Таким образом, рождение Сына Божия есть акт, чуждый всякого количественного изменения в существе Отца. Трудно определить истинную цель такого выражения, как: "Сын рождается силою, волею, хотением Отца". Думал ли св. Иустин этим отклонить мысль, будто рождение Сына вызвано физическою необходимостью, — на этом нельзя настаивать по недостатку данных в самом тексте; но признают неоспоримым, что сам он не считает этого выражения исключающим мысль о рождении Сына из существа Отца.

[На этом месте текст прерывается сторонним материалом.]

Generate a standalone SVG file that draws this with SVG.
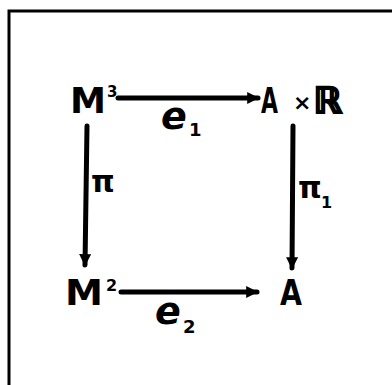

Нельзя утверждать решительно, что, по мысли св. Иустина, Сын Божий рождается от Отца от вечности в самом высоком смысле этого слова. Относительно этого пункта св. Иустин выражается не совсем ясно. "У Отца всех, как нерожденного, нет собственного имени, потому что кто называется по имени, у того должен быть кто-либо старше его, который и дает ему имя... А Сын Его (нерожденного Отца), единственный называющийся Сыном в собственном смысле, Слово прежде творений, и сосуществующее и рождающееся, когда в начале Он все создал и украсил чрез Него, называется Христом, потому что Он помазан, и Бог все украсил чрез Него, а имя Иисус означает и человека, и Спасителя". В этом месте Отец мыслится предшествующим Сыну, потому что Сын имеет имя, имеет, следовательно, и Того, который старше Его и дал Ему имя. Но, не говоря уже о том, что из этого места не видно, можно ли рассматривать как имя самое название "Сын", это вечное определение второго Лица Св. Троицы, или именами считаются только названия "Христос" и "Иисус", относящиеся ко временному моменту бытия Сына, — самое различие между "старшим", дающим имя, и получающим его Сыном может быть понимаемо настолько утонченно, что не исключает совечности Отца и Сына. Важнее другое выражение: "Сын... рождается, когда Бог в начале все создал чрез Него". Здесь рождение Сына предваряет сотворение мира, но вместе с тем находится в тесном соотношении с последним, а потому — строго говоря — не стоит выше всех временных определений. Но, по мысли св. Иустина, если только он здесь выражается точно, рождению Сына предшествует другой момент бытия Его — Его существование с Отцом. Этим бытие Сына отдаляется от временного предела и переносится в область вечного. Таким образом св. Иустин, по-видимому, различал Слово внутреннее от Слова проявленного; но едва ли есть возможность вполне разъяснить его мысль и разрешить все возбуждаемые ею вопросы.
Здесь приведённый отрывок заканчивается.